++++ Provided material

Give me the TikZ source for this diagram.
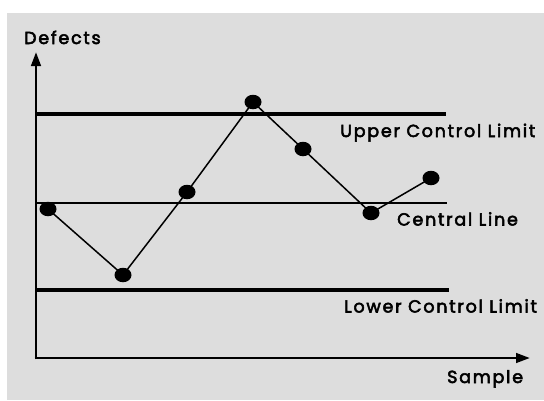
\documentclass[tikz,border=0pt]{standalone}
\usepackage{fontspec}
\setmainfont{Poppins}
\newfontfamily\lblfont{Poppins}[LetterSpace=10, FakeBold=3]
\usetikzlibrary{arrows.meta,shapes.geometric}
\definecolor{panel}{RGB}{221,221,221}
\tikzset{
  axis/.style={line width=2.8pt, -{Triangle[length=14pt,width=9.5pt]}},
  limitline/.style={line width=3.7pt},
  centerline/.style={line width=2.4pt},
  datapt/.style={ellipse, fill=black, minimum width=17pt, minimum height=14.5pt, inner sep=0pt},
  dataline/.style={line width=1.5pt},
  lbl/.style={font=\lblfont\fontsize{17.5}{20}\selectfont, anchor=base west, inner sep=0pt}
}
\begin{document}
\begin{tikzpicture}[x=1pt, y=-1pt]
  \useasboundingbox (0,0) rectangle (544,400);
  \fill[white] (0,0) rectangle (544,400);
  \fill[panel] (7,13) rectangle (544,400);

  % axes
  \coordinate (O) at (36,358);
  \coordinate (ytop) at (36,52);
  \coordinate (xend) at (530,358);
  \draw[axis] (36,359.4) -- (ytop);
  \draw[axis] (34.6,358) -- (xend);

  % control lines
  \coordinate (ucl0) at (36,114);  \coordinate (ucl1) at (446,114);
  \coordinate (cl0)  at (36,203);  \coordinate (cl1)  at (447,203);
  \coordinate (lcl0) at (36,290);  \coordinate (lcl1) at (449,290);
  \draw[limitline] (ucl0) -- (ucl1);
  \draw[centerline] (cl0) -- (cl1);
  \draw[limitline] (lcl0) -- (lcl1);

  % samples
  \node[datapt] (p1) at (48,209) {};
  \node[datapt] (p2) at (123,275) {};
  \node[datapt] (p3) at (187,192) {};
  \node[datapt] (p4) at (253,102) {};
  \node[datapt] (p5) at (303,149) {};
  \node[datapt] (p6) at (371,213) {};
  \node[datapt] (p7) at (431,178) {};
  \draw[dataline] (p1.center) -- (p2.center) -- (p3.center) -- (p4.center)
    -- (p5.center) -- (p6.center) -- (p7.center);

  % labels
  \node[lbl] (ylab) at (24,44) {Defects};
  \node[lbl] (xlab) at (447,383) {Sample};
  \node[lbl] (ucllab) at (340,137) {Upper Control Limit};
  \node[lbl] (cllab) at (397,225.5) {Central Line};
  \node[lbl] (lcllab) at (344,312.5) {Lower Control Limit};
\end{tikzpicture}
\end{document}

++++++++

What needs to be done: Return the whole listing, word for word, and leave out every picture.

Result of the exercise:
Give me the TikZ source for this diagram.
\documentclass[tikz,border=0pt]{standalone}
\usepackage{fontspec}
\setmainfont{Poppins}
\newfontfamily\lblfont{Poppins}[LetterSpace=10, FakeBold=3]
\usetikzlibrary{arrows.meta,shapes.geometric}
\definecolor{panel}{RGB}{221,221,221}
\tikzset{
  axis/.style={line width=2.8pt, -{Triangle[length=14pt,width=9.5pt]}},
  limitline/.style={line width=3.7pt},
  centerline/.style={line width=2.4pt},
  datapt/.style={ellipse, fill=black, minimum width=17pt, minimum height=14.5pt, inner sep=0pt},
  dataline/.style={line width=1.5pt},
  lbl/.style={font=\lblfont\fontsize{17.5}{20}\selectfont, anchor=base west, inner sep=0pt}
}
\begin{document}
\begin{tikzpicture}[x=1pt, y=-1pt]
  \useasboundingbox (0,0) rectangle (544,400);
  \fill[white] (0,0) rectangle (544,400);
  \fill[panel] (7,13) rectangle (544,400);

  % axes
  \coordinate (O) at (36,358);
  \coordinate (ytop) at (36,52);
  \coordinate (xend) at (530,358);
  \draw[axis] (36,359.4) -- (ytop);
  \draw[axis] (34.6,358) -- (xend);

  % control lines
  \coordinate (ucl0) at (36,114);  \coordinate (ucl1) at (446,114);
  \coordinate (cl0)  at (36,203);  \coordinate (cl1)  at (447,203);
  \coordinate (lcl0) at (36,290);  \coordinate (lcl1) at (449,290);
  \draw[limitline] (ucl0) -- (ucl1);
  \draw[centerline] (cl0) -- (cl1);
  \draw[limitline] (lcl0) -- (lcl1);

  % samples
  \node[datapt] (p1) at (48,209) {};
  \node[datapt] (p2) at (123,275) {};
  \node[datapt] (p3) at (187,192) {};
  \node[datapt] (p4) at (253,102) {};
  \node[datapt] (p5) at (303,149) {};
  \node[datapt] (p6) at (371,213) {};
  \node[datapt] (p7) at (431,178) {};
  \draw[dataline] (p1.center) -- (p2.center) -- (p3.center) -- (p4.center)
    -- (p5.center) -- (p6.center) -- (p7.center);

  % labels
  \node[lbl] (ylab) at (24,44) {Defects};
  \node[lbl] (xlab) at (447,383) {Sample};
  \node[lbl] (ucllab) at (340,137) {Upper Control Limit};
  \node[lbl] (cllab) at (397,225.5) {Central Line};
  \node[lbl] (lcllab) at (344,312.5) {Lower Control Limit};
\end{tikzpicture}
\end{document}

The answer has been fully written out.